> Charts and diagrams as code
+++++
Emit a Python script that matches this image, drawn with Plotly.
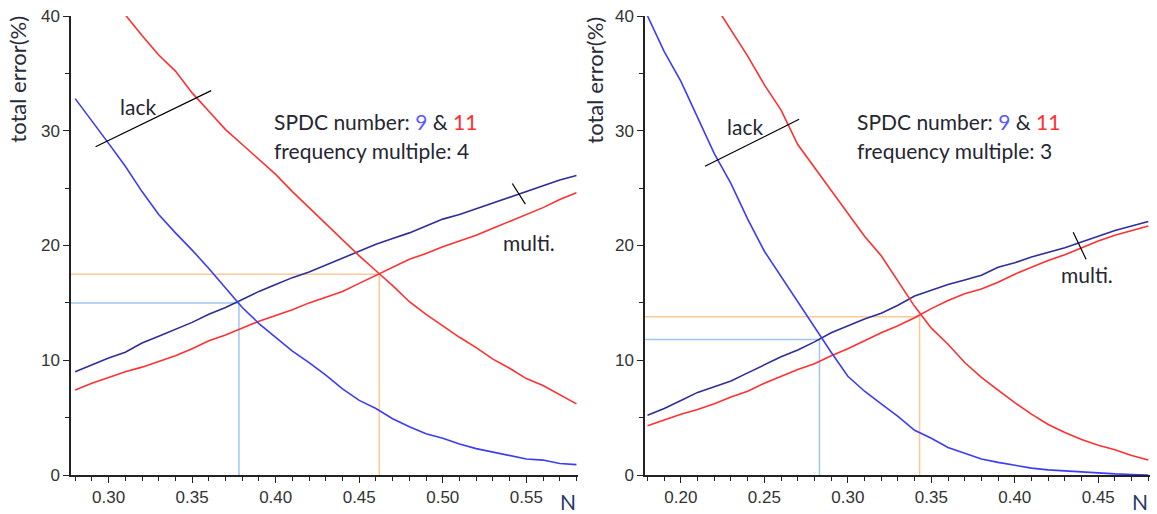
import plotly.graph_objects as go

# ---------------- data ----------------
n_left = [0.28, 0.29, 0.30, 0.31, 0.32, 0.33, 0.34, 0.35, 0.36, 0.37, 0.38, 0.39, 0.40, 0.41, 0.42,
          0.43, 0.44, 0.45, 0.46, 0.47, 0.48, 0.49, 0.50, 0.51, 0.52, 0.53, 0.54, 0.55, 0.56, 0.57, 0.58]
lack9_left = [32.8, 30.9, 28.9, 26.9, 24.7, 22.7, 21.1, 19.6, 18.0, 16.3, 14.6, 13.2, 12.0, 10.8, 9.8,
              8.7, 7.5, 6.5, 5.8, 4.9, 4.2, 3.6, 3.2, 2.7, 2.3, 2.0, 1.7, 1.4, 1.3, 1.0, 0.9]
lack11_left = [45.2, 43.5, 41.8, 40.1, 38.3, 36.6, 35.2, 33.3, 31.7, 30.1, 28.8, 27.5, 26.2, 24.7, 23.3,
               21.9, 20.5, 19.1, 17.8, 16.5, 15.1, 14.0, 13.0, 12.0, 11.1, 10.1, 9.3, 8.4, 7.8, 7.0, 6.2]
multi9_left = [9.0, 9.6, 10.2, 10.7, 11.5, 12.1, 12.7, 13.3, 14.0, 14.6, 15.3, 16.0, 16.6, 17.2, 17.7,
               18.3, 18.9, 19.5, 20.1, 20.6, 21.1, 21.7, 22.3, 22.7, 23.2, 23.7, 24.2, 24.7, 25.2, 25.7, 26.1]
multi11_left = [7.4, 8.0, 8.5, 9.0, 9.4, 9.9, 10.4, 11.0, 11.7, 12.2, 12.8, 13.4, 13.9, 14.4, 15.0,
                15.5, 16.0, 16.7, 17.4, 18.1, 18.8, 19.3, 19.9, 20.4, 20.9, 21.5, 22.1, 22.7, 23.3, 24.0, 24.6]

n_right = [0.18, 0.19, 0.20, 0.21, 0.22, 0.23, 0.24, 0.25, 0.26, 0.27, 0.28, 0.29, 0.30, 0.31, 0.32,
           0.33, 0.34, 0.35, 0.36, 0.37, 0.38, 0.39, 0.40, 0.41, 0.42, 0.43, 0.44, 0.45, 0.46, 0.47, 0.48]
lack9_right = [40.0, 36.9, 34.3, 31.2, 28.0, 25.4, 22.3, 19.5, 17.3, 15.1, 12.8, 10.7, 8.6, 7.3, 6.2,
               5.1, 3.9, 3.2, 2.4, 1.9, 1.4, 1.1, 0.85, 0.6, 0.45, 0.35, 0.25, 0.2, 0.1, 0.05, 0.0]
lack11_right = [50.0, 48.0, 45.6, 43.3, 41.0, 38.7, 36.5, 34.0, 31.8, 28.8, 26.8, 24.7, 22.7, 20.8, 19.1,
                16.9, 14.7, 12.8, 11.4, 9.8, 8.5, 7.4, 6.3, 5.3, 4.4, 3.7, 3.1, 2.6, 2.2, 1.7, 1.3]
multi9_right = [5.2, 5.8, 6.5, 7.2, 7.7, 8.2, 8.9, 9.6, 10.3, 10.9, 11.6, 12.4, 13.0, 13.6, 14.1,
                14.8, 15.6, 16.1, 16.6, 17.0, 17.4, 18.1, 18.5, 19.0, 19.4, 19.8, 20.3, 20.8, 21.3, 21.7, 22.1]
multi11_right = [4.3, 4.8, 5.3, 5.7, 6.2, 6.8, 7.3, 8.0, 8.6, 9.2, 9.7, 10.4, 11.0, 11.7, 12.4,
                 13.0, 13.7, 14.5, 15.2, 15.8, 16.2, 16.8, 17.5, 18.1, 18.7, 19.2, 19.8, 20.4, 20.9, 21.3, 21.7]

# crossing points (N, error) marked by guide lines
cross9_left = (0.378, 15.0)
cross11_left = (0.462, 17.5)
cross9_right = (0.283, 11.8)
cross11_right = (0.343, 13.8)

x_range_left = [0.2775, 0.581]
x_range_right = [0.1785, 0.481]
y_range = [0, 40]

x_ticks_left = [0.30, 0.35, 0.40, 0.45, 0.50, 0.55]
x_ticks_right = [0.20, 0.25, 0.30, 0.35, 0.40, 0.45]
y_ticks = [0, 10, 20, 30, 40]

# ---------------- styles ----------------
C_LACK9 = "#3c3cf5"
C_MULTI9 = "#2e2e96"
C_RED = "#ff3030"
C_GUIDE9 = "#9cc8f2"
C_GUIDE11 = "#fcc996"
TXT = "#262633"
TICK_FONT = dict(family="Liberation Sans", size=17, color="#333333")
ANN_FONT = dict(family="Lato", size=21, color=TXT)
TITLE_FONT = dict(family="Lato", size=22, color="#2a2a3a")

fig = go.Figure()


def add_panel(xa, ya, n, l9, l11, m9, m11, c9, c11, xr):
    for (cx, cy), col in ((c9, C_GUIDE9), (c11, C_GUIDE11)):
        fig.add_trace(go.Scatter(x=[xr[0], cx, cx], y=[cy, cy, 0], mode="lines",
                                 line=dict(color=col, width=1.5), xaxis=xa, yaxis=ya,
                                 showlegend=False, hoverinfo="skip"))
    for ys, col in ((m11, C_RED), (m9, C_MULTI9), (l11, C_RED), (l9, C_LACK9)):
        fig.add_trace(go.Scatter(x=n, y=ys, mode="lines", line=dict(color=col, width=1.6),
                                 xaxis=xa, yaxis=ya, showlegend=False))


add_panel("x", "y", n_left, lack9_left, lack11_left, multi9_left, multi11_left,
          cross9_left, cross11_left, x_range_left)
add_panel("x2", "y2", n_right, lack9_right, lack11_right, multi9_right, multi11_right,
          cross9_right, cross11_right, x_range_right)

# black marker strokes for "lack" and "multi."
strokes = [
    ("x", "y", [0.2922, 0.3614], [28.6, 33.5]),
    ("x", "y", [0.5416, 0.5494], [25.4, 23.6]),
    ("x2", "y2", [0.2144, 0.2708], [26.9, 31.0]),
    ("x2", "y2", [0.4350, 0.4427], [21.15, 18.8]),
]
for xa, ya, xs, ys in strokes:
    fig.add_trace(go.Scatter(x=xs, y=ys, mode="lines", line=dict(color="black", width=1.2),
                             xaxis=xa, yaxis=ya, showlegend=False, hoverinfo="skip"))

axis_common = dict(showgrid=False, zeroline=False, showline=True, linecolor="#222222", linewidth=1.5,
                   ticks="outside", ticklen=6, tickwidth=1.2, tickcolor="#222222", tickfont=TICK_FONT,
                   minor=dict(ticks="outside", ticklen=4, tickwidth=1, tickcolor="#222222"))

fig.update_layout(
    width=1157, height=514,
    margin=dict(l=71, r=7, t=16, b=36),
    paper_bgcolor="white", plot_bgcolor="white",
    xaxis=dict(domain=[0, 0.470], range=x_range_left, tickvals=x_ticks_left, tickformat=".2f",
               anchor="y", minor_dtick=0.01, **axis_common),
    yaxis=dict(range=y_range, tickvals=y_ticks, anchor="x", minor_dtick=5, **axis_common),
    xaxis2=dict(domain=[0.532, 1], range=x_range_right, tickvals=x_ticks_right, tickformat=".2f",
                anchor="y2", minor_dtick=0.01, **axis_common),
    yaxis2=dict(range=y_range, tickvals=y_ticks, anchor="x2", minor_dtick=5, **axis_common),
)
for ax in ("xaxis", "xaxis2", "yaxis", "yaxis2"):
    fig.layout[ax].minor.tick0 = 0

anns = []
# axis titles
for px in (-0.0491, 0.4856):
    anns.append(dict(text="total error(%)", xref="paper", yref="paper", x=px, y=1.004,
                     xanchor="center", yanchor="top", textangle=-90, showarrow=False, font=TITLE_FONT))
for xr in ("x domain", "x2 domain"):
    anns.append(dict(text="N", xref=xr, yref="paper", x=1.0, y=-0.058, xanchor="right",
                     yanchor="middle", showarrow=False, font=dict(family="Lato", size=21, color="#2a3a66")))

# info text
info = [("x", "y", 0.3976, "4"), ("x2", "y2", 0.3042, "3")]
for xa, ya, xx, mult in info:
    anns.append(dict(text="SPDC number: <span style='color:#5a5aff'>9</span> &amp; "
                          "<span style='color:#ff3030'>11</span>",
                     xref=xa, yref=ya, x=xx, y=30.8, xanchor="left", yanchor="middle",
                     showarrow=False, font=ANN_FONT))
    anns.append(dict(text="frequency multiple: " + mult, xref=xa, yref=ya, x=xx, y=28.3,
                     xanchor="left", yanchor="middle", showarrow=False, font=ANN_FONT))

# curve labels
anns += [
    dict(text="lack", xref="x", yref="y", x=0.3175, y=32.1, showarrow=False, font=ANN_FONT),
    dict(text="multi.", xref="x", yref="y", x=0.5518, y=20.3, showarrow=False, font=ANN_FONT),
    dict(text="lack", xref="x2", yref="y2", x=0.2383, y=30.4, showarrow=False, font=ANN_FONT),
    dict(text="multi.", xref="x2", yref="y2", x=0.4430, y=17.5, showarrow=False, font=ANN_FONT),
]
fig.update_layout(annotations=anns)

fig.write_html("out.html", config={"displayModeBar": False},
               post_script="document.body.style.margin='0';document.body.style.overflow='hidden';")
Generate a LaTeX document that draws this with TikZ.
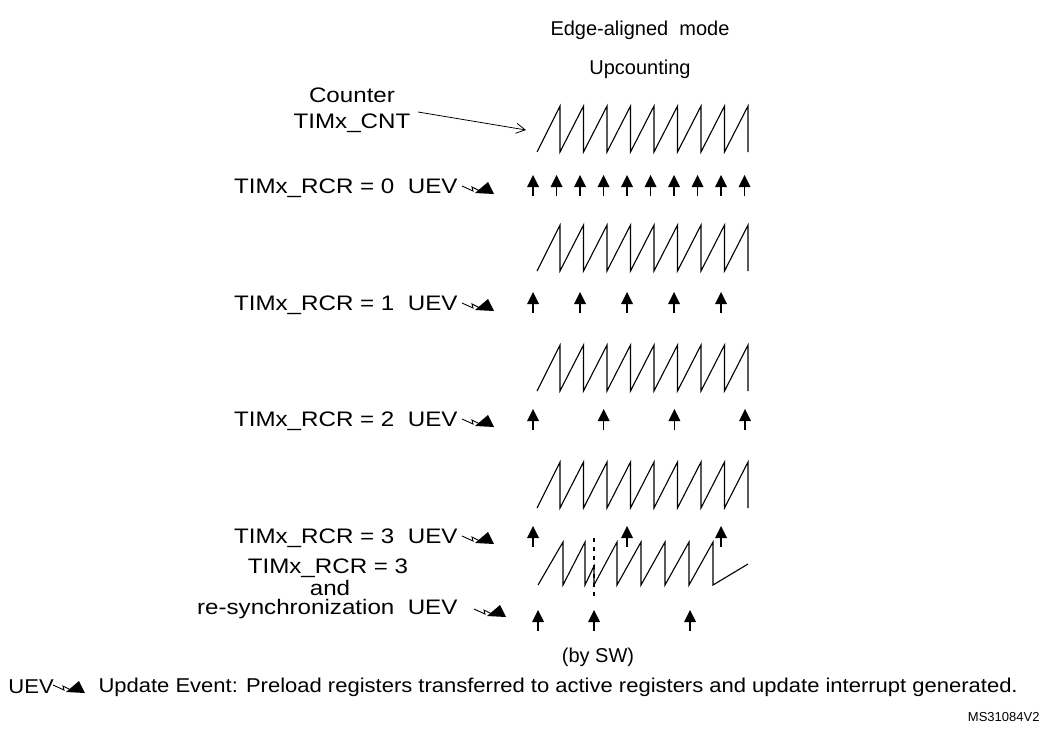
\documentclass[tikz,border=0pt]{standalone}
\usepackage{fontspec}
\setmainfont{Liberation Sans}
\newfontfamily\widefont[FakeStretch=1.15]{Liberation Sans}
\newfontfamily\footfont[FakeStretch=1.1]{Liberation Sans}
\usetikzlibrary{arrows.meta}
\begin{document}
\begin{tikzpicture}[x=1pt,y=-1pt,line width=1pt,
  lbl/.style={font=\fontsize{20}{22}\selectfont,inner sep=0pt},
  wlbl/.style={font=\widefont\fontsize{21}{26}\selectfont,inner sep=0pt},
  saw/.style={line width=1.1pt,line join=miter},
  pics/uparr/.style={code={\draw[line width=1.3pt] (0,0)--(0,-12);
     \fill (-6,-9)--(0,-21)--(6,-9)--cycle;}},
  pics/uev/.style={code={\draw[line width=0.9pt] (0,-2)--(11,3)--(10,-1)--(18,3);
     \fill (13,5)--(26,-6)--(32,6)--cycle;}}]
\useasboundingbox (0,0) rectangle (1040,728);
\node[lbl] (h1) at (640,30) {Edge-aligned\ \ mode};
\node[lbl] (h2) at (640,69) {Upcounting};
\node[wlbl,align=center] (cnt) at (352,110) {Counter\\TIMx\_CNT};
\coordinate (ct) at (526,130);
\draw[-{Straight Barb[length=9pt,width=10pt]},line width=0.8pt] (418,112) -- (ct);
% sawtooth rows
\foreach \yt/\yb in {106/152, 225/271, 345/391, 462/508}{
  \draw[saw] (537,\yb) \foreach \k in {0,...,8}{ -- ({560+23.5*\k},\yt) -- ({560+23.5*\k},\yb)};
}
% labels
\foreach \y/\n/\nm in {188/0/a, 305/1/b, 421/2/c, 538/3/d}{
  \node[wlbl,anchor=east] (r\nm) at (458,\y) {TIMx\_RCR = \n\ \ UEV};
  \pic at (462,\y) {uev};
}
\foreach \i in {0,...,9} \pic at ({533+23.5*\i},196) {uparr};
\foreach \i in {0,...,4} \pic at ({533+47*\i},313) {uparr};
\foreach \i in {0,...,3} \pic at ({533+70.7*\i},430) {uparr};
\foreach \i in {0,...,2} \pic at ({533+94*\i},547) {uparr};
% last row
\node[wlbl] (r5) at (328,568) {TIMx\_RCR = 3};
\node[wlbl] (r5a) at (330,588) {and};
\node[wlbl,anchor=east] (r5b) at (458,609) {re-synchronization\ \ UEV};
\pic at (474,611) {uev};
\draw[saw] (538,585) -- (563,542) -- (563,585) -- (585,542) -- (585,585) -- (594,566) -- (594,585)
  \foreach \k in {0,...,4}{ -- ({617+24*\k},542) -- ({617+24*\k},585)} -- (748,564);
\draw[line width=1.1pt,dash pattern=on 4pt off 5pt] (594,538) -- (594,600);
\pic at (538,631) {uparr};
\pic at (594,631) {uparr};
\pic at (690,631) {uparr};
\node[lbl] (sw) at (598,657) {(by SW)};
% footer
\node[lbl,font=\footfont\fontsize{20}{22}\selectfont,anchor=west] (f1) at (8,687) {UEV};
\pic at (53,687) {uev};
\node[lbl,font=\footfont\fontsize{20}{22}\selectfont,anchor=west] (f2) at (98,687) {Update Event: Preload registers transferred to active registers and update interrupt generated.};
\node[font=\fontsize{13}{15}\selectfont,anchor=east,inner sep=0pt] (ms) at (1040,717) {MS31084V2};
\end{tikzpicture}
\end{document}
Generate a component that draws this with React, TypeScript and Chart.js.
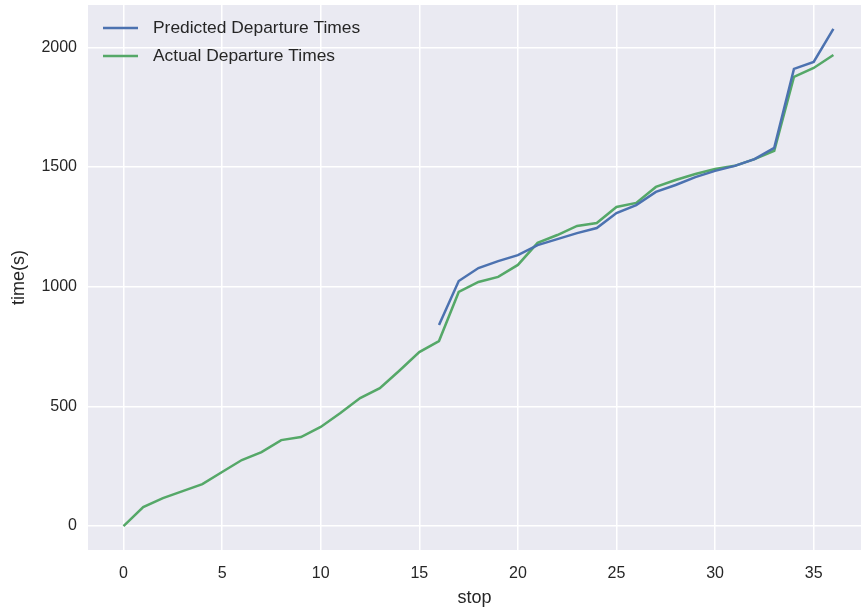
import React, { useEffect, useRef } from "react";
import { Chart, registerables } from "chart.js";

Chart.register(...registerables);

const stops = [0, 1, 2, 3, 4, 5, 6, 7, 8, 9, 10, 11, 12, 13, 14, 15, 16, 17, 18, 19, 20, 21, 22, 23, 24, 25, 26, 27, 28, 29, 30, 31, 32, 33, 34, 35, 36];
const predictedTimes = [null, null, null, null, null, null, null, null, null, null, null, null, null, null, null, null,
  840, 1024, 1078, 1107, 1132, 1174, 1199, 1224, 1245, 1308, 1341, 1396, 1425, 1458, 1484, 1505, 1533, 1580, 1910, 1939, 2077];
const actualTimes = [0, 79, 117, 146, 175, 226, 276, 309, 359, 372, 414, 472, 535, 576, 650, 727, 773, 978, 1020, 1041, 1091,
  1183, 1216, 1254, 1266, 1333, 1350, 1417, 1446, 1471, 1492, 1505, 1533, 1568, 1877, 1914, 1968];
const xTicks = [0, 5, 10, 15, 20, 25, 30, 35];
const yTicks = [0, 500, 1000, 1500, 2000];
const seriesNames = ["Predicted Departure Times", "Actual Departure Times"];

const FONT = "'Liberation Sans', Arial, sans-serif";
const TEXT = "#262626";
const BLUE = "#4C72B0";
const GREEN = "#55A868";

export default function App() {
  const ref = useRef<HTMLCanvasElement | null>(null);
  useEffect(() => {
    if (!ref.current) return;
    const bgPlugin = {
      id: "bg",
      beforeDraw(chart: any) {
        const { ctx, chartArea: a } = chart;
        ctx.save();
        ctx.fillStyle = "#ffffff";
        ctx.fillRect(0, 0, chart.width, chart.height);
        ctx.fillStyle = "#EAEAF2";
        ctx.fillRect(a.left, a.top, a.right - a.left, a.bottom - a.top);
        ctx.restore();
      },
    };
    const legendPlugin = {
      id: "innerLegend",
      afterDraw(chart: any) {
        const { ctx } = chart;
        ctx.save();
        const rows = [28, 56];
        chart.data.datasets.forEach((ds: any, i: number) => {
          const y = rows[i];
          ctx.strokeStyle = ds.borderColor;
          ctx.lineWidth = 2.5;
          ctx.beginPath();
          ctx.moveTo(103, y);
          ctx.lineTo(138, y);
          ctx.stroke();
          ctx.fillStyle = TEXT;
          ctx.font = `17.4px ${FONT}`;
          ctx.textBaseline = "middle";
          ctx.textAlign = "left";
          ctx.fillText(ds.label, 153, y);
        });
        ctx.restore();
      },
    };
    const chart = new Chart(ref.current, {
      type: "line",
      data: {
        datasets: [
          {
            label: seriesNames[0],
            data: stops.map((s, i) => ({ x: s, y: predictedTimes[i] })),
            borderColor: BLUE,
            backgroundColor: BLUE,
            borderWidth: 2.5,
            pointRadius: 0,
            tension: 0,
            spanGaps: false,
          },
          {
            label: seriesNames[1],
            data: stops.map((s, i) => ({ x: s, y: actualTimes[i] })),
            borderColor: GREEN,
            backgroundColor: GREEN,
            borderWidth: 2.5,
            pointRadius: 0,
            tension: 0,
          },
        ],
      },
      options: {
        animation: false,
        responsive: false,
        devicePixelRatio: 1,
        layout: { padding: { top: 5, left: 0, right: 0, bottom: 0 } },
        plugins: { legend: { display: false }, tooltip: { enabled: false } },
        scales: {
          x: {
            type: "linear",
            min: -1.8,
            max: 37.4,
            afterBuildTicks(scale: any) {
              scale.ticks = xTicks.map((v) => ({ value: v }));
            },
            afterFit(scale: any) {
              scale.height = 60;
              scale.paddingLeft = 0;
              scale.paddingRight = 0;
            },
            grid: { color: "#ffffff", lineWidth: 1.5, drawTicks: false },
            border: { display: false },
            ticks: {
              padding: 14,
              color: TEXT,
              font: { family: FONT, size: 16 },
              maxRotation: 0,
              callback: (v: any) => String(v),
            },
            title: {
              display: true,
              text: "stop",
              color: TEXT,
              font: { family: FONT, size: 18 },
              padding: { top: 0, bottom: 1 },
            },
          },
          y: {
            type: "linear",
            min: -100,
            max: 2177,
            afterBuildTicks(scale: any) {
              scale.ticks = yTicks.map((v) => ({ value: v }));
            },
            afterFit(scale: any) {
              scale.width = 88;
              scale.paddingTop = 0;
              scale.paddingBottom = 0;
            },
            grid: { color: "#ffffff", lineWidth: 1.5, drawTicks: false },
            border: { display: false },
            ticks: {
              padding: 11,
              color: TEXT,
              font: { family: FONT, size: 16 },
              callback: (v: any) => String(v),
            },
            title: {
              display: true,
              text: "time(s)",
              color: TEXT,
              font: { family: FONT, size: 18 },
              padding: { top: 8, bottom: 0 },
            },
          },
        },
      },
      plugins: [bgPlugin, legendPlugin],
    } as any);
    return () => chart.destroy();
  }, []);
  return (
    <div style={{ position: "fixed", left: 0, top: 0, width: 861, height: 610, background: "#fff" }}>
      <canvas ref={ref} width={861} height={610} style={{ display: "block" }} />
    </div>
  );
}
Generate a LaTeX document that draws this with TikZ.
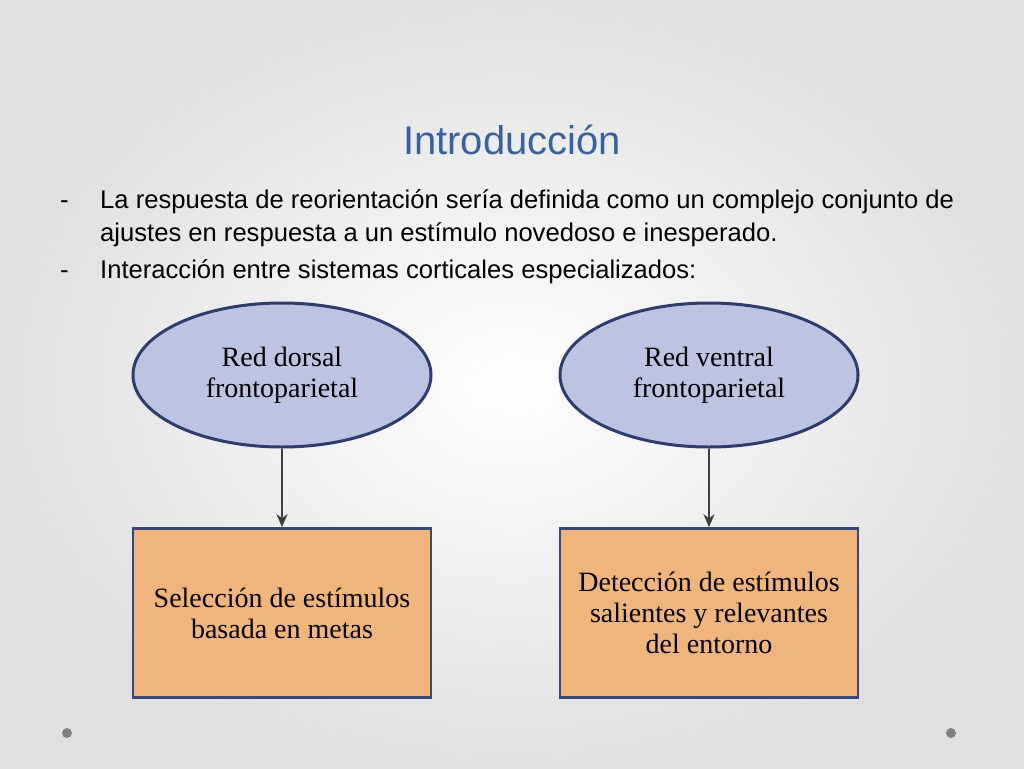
+++++
> Task to carry out
The lines you need run from the one containing "Generate a component" down to the one containing "Chart.register(...registerables);"; print them exactly, both ends included, and leave out pictures.

> Output below
Generate a component that draws this with React, TypeScript and Chart.js.
import React, { useEffect, useRef } from "react";
import { Chart, registerables } from "chart.js";

Chart.register(...registerables);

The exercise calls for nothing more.